| DO THIS |
Nothing but the lines from the top of the data to the line holding "Chart.defaults.color = '#000';" should be printed, word for word and both ends included; leave the pictures out.

| SOURCE MATERIAL |

◇ ◇ ◇ ◇

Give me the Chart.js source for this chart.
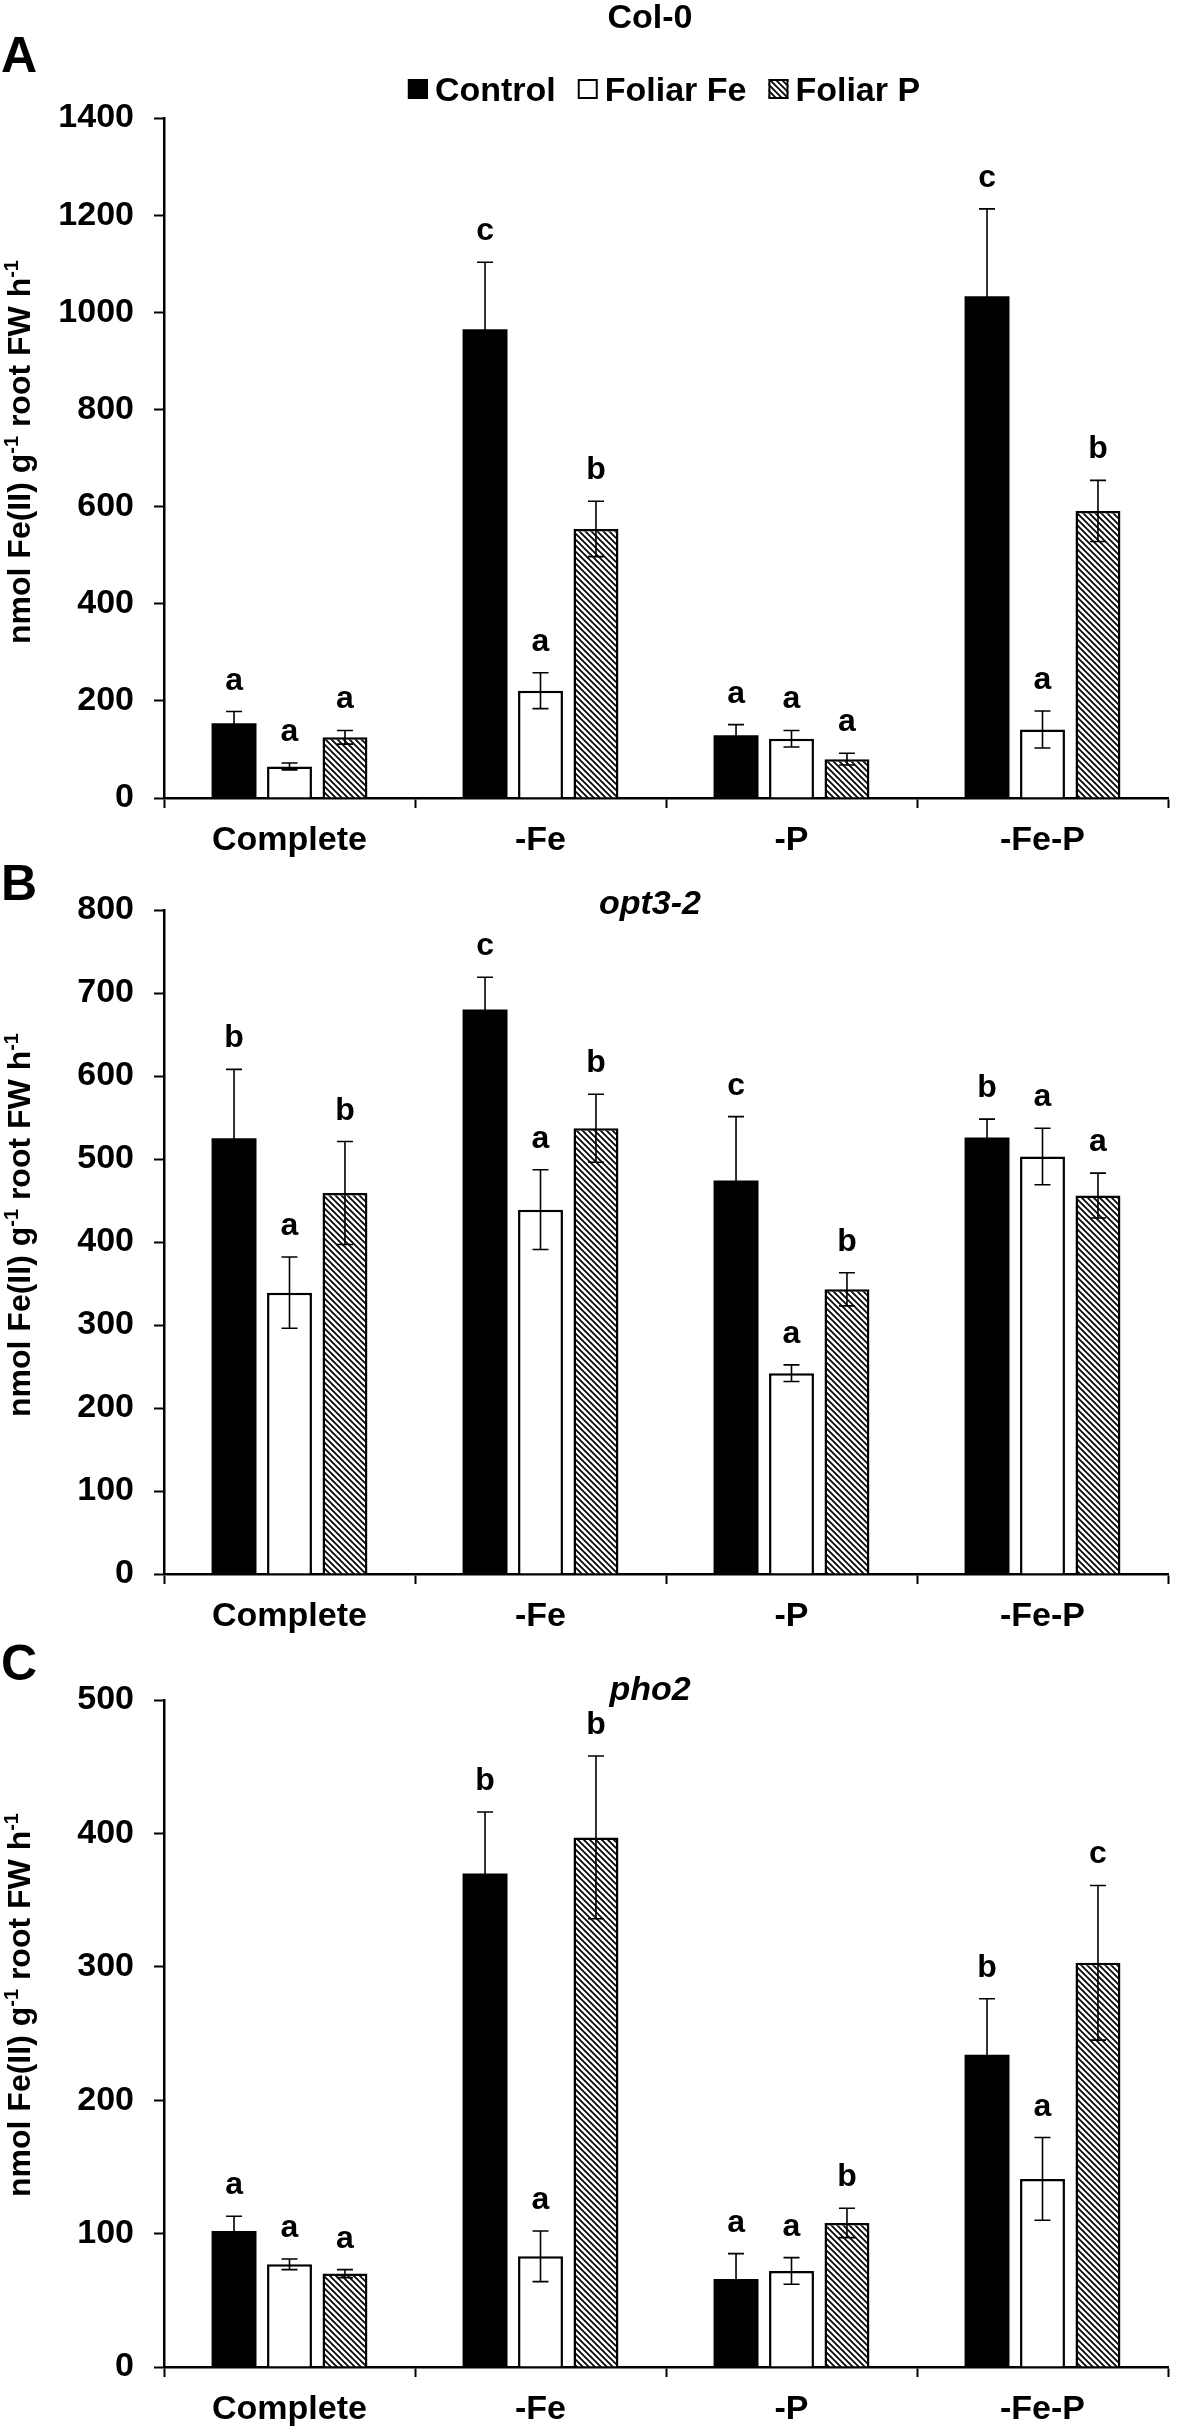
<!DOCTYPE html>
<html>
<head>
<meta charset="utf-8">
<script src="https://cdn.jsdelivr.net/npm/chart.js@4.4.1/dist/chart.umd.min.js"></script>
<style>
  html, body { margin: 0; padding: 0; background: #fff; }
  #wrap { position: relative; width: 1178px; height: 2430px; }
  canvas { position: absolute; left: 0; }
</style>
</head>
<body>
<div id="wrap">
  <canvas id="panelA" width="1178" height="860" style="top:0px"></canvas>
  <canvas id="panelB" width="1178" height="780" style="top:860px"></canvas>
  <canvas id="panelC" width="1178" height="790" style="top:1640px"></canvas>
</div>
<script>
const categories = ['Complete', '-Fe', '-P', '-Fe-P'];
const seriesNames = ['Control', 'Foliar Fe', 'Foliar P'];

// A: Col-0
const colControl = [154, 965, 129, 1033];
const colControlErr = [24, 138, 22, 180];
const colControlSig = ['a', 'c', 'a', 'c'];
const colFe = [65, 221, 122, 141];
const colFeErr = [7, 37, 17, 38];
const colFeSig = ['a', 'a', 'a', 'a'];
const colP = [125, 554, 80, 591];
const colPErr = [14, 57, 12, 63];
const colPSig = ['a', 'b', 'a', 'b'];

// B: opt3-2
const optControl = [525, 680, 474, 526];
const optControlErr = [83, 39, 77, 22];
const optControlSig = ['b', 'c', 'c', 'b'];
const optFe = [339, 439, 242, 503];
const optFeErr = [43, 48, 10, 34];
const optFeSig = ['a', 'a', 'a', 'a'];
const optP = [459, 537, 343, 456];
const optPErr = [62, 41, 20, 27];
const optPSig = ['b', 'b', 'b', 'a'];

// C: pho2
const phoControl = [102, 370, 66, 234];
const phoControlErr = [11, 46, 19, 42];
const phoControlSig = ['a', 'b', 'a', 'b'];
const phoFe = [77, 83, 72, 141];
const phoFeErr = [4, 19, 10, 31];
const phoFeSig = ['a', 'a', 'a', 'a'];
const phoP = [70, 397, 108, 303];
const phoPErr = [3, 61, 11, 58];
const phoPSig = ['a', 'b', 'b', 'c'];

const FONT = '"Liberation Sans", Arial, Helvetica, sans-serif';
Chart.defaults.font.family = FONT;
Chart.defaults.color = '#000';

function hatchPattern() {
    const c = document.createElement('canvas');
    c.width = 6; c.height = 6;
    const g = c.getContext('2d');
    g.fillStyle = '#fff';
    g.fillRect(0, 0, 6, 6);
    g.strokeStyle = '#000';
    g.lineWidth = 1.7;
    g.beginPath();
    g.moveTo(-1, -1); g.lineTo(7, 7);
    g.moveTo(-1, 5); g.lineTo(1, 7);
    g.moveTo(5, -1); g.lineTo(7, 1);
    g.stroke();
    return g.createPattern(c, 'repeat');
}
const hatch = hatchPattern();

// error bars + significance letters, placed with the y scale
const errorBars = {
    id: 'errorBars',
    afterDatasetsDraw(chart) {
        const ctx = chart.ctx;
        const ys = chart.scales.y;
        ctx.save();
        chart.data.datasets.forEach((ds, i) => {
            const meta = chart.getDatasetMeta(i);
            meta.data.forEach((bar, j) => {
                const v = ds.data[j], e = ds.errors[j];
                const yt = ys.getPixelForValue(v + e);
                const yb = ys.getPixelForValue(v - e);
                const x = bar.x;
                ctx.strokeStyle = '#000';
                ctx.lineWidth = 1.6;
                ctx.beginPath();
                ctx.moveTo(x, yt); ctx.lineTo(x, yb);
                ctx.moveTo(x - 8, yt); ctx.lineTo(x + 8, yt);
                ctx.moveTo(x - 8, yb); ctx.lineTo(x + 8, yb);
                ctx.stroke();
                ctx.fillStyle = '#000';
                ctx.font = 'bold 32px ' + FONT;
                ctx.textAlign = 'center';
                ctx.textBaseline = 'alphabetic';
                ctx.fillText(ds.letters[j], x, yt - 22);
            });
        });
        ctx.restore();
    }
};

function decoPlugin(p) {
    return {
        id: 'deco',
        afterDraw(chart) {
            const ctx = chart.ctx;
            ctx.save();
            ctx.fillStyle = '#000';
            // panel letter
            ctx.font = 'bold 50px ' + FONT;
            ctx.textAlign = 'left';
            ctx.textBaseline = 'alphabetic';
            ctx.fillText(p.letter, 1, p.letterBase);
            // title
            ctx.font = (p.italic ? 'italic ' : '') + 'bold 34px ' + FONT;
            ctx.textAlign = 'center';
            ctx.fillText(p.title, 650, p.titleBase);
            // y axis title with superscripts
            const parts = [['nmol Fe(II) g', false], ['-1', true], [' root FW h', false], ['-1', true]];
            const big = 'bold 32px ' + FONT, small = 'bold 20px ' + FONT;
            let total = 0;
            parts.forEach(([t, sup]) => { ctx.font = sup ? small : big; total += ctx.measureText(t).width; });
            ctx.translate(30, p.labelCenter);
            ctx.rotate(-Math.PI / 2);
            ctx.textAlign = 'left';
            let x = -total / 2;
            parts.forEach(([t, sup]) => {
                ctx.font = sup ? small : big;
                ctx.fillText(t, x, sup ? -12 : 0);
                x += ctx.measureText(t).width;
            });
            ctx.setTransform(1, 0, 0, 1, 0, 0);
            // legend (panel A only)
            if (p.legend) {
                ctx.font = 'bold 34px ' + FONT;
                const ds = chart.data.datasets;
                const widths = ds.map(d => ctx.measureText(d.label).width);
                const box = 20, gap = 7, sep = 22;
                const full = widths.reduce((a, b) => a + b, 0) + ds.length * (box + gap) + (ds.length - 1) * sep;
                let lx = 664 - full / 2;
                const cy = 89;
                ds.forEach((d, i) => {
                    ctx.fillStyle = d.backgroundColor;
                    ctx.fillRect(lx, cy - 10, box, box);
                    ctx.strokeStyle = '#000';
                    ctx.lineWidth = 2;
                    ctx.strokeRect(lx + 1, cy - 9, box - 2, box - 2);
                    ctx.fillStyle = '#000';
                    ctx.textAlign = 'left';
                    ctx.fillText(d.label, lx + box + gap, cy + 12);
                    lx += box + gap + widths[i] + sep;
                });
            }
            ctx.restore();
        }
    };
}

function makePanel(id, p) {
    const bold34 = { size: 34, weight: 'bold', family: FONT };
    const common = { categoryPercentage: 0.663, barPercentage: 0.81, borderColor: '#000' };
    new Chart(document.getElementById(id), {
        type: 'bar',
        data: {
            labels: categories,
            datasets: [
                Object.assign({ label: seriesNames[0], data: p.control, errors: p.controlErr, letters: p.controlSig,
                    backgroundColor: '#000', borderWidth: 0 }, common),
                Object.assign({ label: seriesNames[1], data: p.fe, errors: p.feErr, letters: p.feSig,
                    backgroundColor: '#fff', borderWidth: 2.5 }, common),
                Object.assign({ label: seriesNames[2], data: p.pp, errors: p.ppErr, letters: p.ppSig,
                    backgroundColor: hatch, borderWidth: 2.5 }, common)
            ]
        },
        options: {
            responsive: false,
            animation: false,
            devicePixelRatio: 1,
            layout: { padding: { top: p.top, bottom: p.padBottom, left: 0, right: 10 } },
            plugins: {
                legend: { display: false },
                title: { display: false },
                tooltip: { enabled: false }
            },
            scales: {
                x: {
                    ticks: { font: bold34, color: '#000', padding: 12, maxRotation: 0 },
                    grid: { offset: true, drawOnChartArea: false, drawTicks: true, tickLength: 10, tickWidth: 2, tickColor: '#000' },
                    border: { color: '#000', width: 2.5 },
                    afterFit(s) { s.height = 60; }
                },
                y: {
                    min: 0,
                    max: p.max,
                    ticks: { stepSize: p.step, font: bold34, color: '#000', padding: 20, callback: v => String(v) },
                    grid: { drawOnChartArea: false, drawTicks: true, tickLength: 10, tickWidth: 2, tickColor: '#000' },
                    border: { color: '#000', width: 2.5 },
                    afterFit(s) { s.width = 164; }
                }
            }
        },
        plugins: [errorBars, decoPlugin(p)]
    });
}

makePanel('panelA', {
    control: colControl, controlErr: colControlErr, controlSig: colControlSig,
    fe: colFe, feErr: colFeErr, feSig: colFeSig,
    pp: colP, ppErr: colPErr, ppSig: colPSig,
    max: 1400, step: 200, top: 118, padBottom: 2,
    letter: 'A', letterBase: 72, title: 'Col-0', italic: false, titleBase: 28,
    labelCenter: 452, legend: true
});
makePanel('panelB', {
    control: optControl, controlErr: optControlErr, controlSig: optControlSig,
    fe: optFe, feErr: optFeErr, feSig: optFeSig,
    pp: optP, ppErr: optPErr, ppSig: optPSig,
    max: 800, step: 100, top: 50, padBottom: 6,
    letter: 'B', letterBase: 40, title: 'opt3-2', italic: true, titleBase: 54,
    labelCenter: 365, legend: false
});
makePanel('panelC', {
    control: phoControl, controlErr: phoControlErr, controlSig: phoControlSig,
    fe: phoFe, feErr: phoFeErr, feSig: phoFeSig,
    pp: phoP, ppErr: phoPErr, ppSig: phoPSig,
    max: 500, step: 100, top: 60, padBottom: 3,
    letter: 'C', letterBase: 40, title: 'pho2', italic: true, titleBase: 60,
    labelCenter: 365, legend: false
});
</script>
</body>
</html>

◇ ◇ ◇ ◇

| COMPLETE OUTPUT |
Give me the Chart.js source for this chart.
<!DOCTYPE html>
<html>
<head>
<meta charset="utf-8">
<script src="https://cdn.jsdelivr.net/npm/chart.js@4.4.1/dist/chart.umd.min.js"></script>
<style>
  html, body { margin: 0; padding: 0; background: #fff; }
  #wrap { position: relative; width: 1178px; height: 2430px; }
  canvas { position: absolute; left: 0; }
</style>
</head>
<body>
<div id="wrap">
  <canvas id="panelA" width="1178" height="860" style="top:0px"></canvas>
  <canvas id="panelB" width="1178" height="780" style="top:860px"></canvas>
  <canvas id="panelC" width="1178" height="790" style="top:1640px"></canvas>
</div>
<script>
const categories = ['Complete', '-Fe', '-P', '-Fe-P'];
const seriesNames = ['Control', 'Foliar Fe', 'Foliar P'];

// A: Col-0
const colControl = [154, 965, 129, 1033];
const colControlErr = [24, 138, 22, 180];
const colControlSig = ['a', 'c', 'a', 'c'];
const colFe = [65, 221, 122, 141];
const colFeErr = [7, 37, 17, 38];
const colFeSig = ['a', 'a', 'a', 'a'];
const colP = [125, 554, 80, 591];
const colPErr = [14, 57, 12, 63];
const colPSig = ['a', 'b', 'a', 'b'];

// B: opt3-2
const optControl = [525, 680, 474, 526];
const optControlErr = [83, 39, 77, 22];
const optControlSig = ['b', 'c', 'c', 'b'];
const optFe = [339, 439, 242, 503];
const optFeErr = [43, 48, 10, 34];
const optFeSig = ['a', 'a', 'a', 'a'];
const optP = [459, 537, 343, 456];
const optPErr = [62, 41, 20, 27];
const optPSig = ['b', 'b', 'b', 'a'];

// C: pho2
const phoControl = [102, 370, 66, 234];
const phoControlErr = [11, 46, 19, 42];
const phoControlSig = ['a', 'b', 'a', 'b'];
const phoFe = [77, 83, 72, 141];
const phoFeErr = [4, 19, 10, 31];
const phoFeSig = ['a', 'a', 'a', 'a'];
const phoP = [70, 397, 108, 303];
const phoPErr = [3, 61, 11, 58];
const phoPSig = ['a', 'b', 'b', 'c'];

const FONT = '"Liberation Sans", Arial, Helvetica, sans-serif';
Chart.defaults.font.family = FONT;
Chart.defaults.color = '#000';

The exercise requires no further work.